La diversité dans l’unité, mais plus encore prendre conscience qu’il ne peut y avoir d’unité sans prendre soin de conserver jalousement la diversité ! Transmettre, c’est interpréter une œuvre commune avec des instruments différents. Dans le « Ménon » le bon vieux Socrate (dont la mère était sage-femme!), démontre qu’un esclave illettré peut résoudre par lui-même un très complexe problème géométrique montrant ainsi que la vérité des choses est en nous et non à l’extérieur.
Le Maçon est dans la dynamique permanente d’une conversion au sens hébraïque du terme « Techouva » qui signifie « retour sur soi », « introspection ». Pas question de suivre quelqu’un ou quelque chose qui n’est pas moi. Le monde extérieur, l’interpellation de l’autre, n’étant qu’une invitation au voyage intérieur. « Je me voyage » La plus belle illustration étant Ulysse qui, las de ses aventures, n’aspire qu’à retrouver son monde intérieur. « Il n’y a pas d’Ithaque hors d’Ithaque » conclue Homère à l’Odyssée.

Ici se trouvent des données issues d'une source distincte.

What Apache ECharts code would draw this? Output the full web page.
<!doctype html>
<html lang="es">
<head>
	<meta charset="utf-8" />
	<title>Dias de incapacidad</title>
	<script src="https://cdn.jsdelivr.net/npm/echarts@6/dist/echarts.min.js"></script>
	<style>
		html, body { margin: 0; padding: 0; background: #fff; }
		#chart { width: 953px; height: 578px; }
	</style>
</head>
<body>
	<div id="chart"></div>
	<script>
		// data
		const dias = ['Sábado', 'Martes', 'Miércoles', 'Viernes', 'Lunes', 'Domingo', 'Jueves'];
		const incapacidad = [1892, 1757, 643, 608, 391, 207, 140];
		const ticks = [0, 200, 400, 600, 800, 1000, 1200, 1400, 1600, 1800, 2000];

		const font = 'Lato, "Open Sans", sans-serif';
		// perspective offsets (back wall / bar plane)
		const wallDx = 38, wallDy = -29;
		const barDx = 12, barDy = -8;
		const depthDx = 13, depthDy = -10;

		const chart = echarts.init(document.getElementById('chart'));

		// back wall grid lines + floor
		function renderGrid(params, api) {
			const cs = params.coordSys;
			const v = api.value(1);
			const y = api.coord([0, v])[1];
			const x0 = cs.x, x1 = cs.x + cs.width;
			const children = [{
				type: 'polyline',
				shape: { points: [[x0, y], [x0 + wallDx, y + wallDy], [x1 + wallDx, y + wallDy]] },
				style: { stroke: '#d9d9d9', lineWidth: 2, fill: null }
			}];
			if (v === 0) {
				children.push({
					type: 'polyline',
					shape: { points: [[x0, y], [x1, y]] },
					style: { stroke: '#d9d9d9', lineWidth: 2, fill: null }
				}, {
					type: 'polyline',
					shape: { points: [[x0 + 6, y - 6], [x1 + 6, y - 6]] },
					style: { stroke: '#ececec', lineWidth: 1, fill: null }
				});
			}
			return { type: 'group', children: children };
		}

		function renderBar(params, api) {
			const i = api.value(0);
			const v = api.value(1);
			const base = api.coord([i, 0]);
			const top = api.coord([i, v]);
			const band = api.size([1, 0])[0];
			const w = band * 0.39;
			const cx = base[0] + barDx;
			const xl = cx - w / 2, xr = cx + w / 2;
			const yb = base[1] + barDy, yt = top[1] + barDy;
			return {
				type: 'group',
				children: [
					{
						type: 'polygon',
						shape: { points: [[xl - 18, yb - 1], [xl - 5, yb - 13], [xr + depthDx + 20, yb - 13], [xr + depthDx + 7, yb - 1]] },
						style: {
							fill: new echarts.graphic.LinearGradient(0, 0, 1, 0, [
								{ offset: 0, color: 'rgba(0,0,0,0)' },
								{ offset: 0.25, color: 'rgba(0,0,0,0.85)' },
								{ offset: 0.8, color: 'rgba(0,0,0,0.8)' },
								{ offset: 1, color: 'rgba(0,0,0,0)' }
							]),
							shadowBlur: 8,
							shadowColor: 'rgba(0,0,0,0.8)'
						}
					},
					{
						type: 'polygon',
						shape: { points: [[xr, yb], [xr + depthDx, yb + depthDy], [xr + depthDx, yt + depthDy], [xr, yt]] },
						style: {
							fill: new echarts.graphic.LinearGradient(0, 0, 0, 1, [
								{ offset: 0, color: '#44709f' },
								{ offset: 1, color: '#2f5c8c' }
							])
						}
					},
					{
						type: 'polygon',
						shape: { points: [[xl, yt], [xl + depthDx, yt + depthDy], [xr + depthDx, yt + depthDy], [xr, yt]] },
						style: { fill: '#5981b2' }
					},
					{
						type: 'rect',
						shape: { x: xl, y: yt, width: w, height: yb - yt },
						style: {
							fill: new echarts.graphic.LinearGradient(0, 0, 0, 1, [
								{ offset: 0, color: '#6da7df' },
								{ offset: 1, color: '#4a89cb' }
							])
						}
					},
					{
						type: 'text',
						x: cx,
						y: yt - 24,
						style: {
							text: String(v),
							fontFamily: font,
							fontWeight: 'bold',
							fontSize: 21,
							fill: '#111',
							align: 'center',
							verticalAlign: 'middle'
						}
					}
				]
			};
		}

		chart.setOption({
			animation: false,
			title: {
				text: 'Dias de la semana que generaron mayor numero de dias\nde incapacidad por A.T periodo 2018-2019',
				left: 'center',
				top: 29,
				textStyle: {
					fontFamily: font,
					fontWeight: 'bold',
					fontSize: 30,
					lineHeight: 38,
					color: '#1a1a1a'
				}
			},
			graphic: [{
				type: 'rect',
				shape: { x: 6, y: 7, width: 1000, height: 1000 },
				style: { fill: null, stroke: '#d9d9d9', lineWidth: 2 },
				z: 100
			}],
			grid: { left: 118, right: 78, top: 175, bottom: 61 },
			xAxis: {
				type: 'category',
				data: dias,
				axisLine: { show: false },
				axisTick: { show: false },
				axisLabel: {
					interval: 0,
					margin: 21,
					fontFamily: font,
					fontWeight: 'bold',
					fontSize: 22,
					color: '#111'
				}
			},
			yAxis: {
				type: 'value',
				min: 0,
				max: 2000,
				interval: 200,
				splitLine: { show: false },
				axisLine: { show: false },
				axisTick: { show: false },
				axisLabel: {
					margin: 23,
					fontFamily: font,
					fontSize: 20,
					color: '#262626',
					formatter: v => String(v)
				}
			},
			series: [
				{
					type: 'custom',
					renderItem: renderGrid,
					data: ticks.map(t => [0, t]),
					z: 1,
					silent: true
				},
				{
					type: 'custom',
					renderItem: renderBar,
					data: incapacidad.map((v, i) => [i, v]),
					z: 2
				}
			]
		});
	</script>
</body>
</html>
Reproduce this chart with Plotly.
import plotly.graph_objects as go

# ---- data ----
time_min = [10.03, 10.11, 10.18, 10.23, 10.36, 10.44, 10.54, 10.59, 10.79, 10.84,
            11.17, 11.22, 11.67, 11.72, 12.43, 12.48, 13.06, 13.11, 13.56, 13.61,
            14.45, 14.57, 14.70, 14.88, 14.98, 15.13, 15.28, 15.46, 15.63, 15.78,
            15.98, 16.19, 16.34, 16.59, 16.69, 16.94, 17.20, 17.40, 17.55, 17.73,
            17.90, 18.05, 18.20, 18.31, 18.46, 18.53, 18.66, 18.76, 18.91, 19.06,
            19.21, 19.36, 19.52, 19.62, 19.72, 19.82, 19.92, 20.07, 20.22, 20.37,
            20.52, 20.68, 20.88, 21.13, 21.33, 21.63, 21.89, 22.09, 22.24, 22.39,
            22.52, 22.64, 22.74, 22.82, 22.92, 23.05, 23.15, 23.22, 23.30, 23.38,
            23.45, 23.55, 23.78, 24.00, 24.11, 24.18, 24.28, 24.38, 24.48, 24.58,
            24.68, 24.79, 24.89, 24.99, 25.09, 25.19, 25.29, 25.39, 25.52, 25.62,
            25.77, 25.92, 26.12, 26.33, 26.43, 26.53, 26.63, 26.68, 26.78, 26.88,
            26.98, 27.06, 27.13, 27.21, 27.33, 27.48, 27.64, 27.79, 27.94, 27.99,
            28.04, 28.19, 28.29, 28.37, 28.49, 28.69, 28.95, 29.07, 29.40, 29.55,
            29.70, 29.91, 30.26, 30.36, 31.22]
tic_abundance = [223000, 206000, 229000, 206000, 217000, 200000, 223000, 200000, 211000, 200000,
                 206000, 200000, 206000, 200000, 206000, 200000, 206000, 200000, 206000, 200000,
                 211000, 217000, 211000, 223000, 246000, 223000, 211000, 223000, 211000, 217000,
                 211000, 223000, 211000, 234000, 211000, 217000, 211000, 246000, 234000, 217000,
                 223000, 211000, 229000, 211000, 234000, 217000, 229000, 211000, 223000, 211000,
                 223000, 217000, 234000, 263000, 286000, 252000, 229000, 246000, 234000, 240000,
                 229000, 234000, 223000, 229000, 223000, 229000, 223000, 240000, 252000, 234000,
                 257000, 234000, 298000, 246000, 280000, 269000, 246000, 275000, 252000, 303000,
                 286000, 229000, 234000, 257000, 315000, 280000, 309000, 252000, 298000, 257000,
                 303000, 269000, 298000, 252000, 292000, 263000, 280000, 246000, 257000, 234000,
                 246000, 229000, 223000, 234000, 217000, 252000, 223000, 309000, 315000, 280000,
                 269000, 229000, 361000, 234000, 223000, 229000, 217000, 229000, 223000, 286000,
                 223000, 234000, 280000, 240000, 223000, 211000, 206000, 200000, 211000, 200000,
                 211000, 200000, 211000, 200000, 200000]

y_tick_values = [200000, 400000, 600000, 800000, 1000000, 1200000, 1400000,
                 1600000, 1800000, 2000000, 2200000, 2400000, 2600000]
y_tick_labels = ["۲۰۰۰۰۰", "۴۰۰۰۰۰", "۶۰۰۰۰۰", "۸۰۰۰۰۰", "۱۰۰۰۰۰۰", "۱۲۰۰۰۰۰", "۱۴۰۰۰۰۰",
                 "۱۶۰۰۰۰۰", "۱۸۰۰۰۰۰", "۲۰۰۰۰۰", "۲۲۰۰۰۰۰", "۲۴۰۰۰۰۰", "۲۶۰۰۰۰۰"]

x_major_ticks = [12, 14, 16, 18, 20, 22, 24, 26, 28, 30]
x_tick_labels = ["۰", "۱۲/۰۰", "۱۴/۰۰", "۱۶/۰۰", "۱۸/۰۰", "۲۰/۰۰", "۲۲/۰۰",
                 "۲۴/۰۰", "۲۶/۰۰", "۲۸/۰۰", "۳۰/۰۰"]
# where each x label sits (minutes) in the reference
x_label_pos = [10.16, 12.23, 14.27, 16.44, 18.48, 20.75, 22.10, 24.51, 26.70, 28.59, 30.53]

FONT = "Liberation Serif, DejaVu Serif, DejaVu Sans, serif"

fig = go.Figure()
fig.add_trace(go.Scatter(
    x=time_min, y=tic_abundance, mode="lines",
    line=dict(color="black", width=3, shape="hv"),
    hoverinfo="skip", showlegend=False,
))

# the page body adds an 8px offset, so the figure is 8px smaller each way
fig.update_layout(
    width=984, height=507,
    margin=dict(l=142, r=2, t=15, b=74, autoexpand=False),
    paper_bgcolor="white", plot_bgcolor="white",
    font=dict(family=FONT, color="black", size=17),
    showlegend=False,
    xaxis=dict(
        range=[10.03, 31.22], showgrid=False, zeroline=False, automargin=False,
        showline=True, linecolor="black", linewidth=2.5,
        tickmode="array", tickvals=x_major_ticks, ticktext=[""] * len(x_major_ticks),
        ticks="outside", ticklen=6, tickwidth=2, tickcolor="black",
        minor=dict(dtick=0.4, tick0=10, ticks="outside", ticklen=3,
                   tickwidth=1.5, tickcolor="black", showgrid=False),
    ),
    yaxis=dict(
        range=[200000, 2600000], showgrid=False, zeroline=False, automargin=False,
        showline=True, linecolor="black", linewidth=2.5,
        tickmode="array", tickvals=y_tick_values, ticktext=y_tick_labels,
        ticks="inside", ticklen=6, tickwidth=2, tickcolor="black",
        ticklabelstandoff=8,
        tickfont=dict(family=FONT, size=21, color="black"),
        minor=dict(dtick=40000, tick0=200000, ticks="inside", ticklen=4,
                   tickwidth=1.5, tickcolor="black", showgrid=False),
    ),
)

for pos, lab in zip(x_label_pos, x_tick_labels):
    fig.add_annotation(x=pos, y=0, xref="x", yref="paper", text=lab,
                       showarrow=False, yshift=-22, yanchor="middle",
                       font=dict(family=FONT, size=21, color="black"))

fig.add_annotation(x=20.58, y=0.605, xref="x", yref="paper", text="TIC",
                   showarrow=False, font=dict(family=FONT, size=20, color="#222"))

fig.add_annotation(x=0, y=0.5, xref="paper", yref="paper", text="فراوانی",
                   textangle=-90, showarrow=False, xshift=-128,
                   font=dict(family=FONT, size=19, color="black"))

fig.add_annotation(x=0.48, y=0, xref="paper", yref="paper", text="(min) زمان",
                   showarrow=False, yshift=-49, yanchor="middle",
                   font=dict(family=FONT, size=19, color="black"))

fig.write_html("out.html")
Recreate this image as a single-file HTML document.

Se pose bien entendu le but de la demande d’entrée en Maçonnerie : que vient chercher un profane qui frappe à la porte du temple ? Nous pourrions avancer l’idée que, dans un type de projection parentale, il quête un savoir. Mais, il s’aperçoit qu’à cette demande de savoir il répond lui-même au fil des travaux et relativise ainsi ceux de qui il espérait la révélation d’un pouvoir ésotérique qui le transformerait ! C’est de l’intérieur que le savoir se manifeste. Dès lors, le rôle du « gourou » supposé s’estompe : il n’est qu’un autre qui a modifié l’image négative, incomplète, que je me faisais de moi-même. Transmettre, c’est montrer à l’autre que nous sommes « inter pares ». Le prix de ce savoir est la solitude car celui qui ne croit plus ni au père ni au maître ne trouve plus refuge derrière une image protectrice, ce qui crée sa propre dignité. Le maître imaginaire disparaît, seul le frère subsiste, partageant avec nous la vacuité de l’être. Transmettre, c’est parler à l’autre de cette vacuité commune. Le « transmetteur » n’est qu’un passeur. Vers quoi ? Pour y répondre, laissons la parole au psychanalyste Otto Rank qui écrit : « L’important, c’est que tout ce qui est créateur, quel que soit son genre de manifestation -même la névrose- est dû à cette aspiration personnelle de se libérer du code moral traditionnel et de puiser en lui-même son idéal éthique personnel qui, en plus des normes qu’il lui fixera, lui donnera l’assurance de pouvoir créer et d’être heureux. Ce processus de formation d’idéal personnel, qui commence par l’établissement de règles morales intimes, est une grandiose tentative pour transmuter la contrainte en liberté »
Celui qui transmet ne fait qu’éveiller l’autre à un destin commun à travers ses propres mots enfin retrouvés. Il le délivre de l’angoisse de l’innommé. Puis, discrètement, avec ses mots à lui, il s’en retourne à une solitude qui est une liberté enfin acceptée, mais qu’il partage avec ses Frères en humanité.